O desconfinamento colocou o McDonald’s antes da igreja, da mesquita ou da sinagoga; em Itália, o governo abriu os museus antes das igrejas, como se a religião viesse depois da cultura, ou pior, não tivesse nada a ver com cultura.

No entanto, não podemos suspeitar de Macron, Merkel ou Conte estarem a acertar contas com a Igreja.

O problema é mais simples e mais grave: a prática religiosa é vista, tanto pelos políticos quanto pela opinião pública, como “opcional”, individual, afetando apenas uma comunidade entre outras. Os cristãos são privados da missa, como aos fãs de futebol são privados dos jogos.

Essa indiferença é quase pior do que a perseguição, porque os governos sentem sinceramente que não estão a infringir a liberdade de religiosa, desde que se possa praticar em casa ou na internet, pior até estão os fãs de futebol que não podem mesmo ver jogos.

No entanto, a lei de 1905 (é bom que a lembremos sempre) não rejeitou a religião em privado, mas apenas regulamentou a prática religiosa na esfera pública. Reconheceu dessa forma a natureza pública e coletiva do “culto”.

Mas se a lei não mudou, o lugar da Igreja Católica na sociedade e o da religião em geral mudaram radicalmente. A sociedade não se secularizou apenas: descristianizou-se. A Igreja Católica aparece cada vez mais como uma comunidade de fé entre outras, porque o número de praticantes diminuiu muito (em torno de 5%), mas também perdeu cristãos “de nome” ou “culturais” que não se reconhecem hoje na expressão pública e visível da Igreja, veja-se “Manifesto por todos”.

Além disso, a ascensão do Islão alterou profundamente a percepção geral da religião na sociedade francesa. Num contexto de rápida descristianização desde a década de 1960, esse aumento levou a um endurecimento da normatividade secular, levada tanto pela esquerda republicana (para a qual existe uma continuidade entre o anticlericalismo do século passado quanto a crítica ao ‘Islamismo hoje’) e pelo movimento que hoje chamamos de islamofóbico, que defende uma identidade de cristianismo separada da fé e dos ensinamentos da Igreja. O espaço de visibilidade e prática religiosa diminuiu, levando todas as religiões à mesma marginalização.

Mesmo que a Igreja tenha tido muita consciência de sua menorização na sociedade, julgava-se imune ao aumento da religiofobia.

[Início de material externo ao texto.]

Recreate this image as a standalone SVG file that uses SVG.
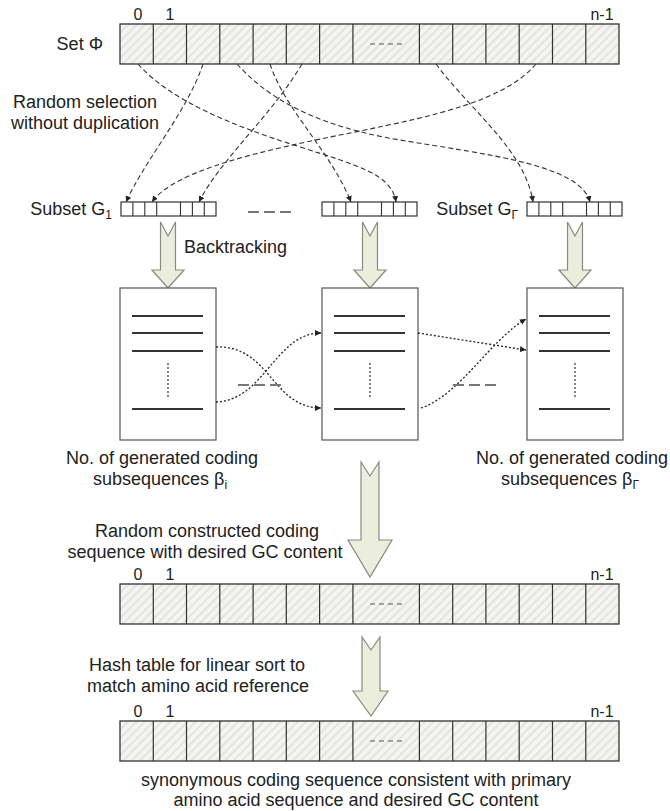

Mas agora aceitou que a polícia impedisse missas “clandestinas”, obviamente denunciadas pelos vizinhos, como se fossem “muçulmanos vulgares”!

A Igreja acreditava que sua lealdade ao secularismo republicano lhe manteria a primazia que até no protocolo de Estado lhe é concedia. Mas depois do incêndio da Notre Dame foi despojada da sua catedral, erguida em “património nacional”, a Igreja deve ver como terminada a relação especial com o Estado, e a sua redução a uma simples comunidade de consumidores de bens sagrados entre outras comunidades idênticas.

Como reage a Igreja? Precisamente apresentando-se como uma comunidade específica, a dos consumidores de bens sagrados: “queremos missa, a confissão, e comunhão”. Apela à liberdade religiosa consagrada na lei e na constituição: o direito não só da crença e da opinião, mas também da prática em assembleia coletiva.

Mas, ao reivindicar os Direitos Humanos e os Direitos das Minorias, confirma não apenas sua marginalização, mas também sua “auto-secularização”, ou seja, o registo de sua atividade no âmbito da uma associação de consumidores como as outras (encontramos este argumento recorrente: “se museus, os MacDonald’s ou os supermercados estão abertos, por que não igrejas?”)

O religioso é, portanto, categorizado e não universal. É certo que essa abordagem é a única que pode valer no Conselho de Estado, no Tribunal Europeu de Direitos Humanos, e é perfeitamente legítima e eficaz para garantir a abertura de locais de culto.

Mas é interessante notar que a Igreja nunca falou de maneira “religiosa” sobre a epidemia (mesmo que vários eclesiásticos ou filósofos católicos o façam a titulo pessoal). A Igreja fala sobre reconciliar a necessidade médica com o direito dos crentes, como se isso fosse uma abordagem religiosa da epidemia, em termos do seu significado: o que a epidemia significa para a humanidade? Isso seria inaudível.

Como resultado, a Igreja não tem um discurso universalista nem ação pastoral. Comporta-se como um sindicato dos católicos.

Artigo original: Le croyant est-il un consommateur comme un autre?